Le 5 mai a eu lieu l’événement DiEM25 dans la capitale autrichienne : « Le devoir de l’Europe envers les réfugiés – Le devoir de l’Europe envers elle-même ». A cette occasion Yanis Varoufakis, un des principaux représentants du mouvement, a lu le texte suivant de Noam Chomsky.
Dans certains pays, il y a une véritable crise des réfugiés. Au Liban, par exemple, peut-être un quart de la population est constituée de réfugiés en provenance de Syrie, dépassant le nombre de réfugiés de la Palestine et de l’Irak. D’autres pays pauvres et déchirés par les conflits de la région ont également absorbé un très grand nombre de réfugiés, parmi lesquels la Jordanie et la Syrie avant sa descente au suicide collectif. Les pays qui vivent une crise des réfugiés ne sont aucunement responsables de la création de cette crise. La génération des réfugiés est en grande partie la responsabilité des riches et des puissants, qui gémissent maintenant sous le poids d’un filet de victimes misérables qu’ils peuvent facilement accueillir.
L’invasion anglo-américaine de l’Iraq, a causé à elle seule, la fuite de quatre millions de personnes dont presque la moitié s’est réfugiée dans les pays limitrophes. Les Irakiens continuent à fuir leur pays, qui est devenu l’un des plus pauvres de la planète après une décennie de sanctions brutales suivies de lourdes attaques des riches et puissants qui ont dévasté un pays déjà détruit et ont aussi fomenté un conflit sectaire religieux en train de lacérer le pays et la région.

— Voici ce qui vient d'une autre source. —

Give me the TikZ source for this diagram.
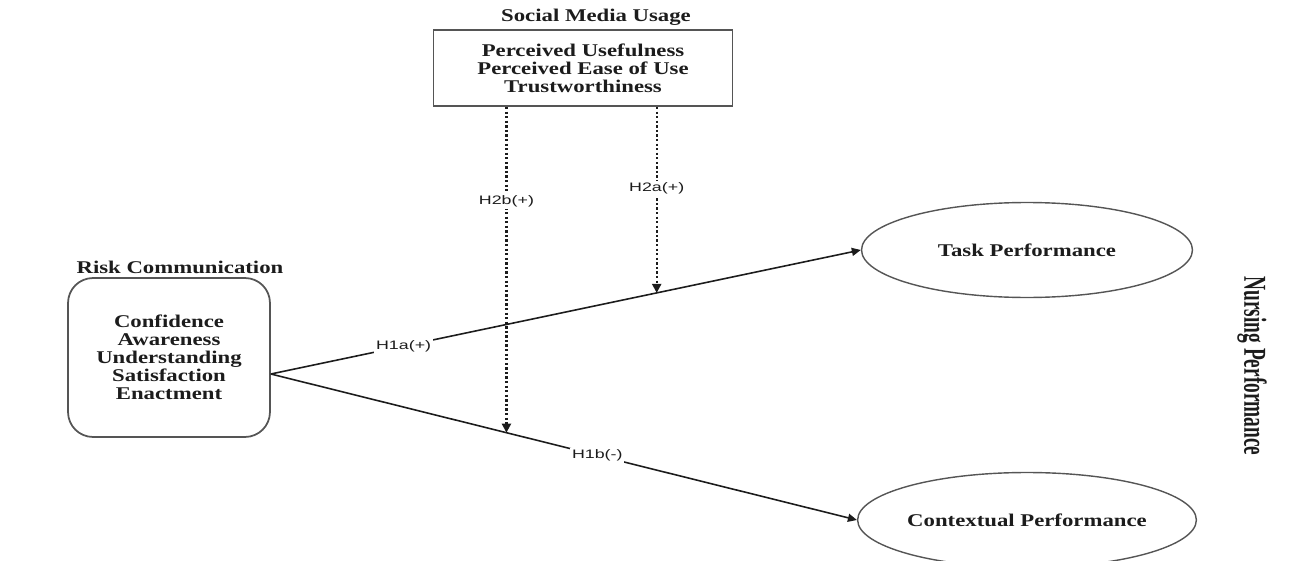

Il n’est pas nécessaire de revoir le rôle de l’Europe en Afrique, provenance de la plupart des réfugiés, qui passent maintenant à travers l’entonnoir créé par le bombardement franco-anglo-américain en Libye, qui a pratiquement détruit le pays et l’a laissé entre les mains des milices belligérantes. Il n’est pas nécessaire non plus d’examiner le dossier des États-Unis en Amérique centrale, laissant des scènes d’horreur que les gens fuient dans la terreur et la misère, rejoints aujourd’hui par les victimes mexicaines du pacte commercial qui, de façon prévisible, détruit l’agriculture mexicaine, incapable de rivaliser avec celle des Etats-Unis fortement subventionnée par les conglomérats de l’agro‑industrie.
La réaction du riche et puissant États-Unis est de faire pression sur le Mexique pour maintenir les victimes loin de ses frontières, et les repousser sans pitié si elles parviennent à échapper aux contrôles. La réaction de la riche et puissante Union européenne est de corrompre et faire pression sur la Turquie pour garder les survivants pathétiques à l’intérieur de ses frontières et de rassembler ceux qui échappent dans des camps brutaux.
Parmi les citoyens, il y a des exceptions honorables. Mais la réaction des Etats est une honte morale, même en mettant de côté leur responsabilité considérable par les circonstances qui ont poussé les gens à fuir pour sauver leurs vies.
La honte n’est pas nouvelle. Regardons simplement les États-Unis, le pays le plus privilégié et puissant du monde, avec des avantages incomparables. Tout au long de la majeure partie de son histoire, les États-Unis ont accueilli des réfugiés européens pour occuper les terres prises par la violence aux nations assassinées qui y habitaient. Cela a changé avec la Loi sur l’immigration de 1924, visant à exclure en particulier les Italiens et les Juifs. Il n’y a pas besoin d’insister sur leur sort. Même après la guerre, les survivants encore confinés dans des camps de concentration ont été empêchés d’entrer. Aujourd’hui, les Roms sont expulsés de la France dans des conditions horribles vers l’Europe de l’Est, les descendants des victimes de l’Holocauste, si quelqu’un s’en soucie.
La honte est profonde et persistante. Le temps est sans doute venu d’en finir, et d’essayer d’atteindre un niveau décent de civilisation.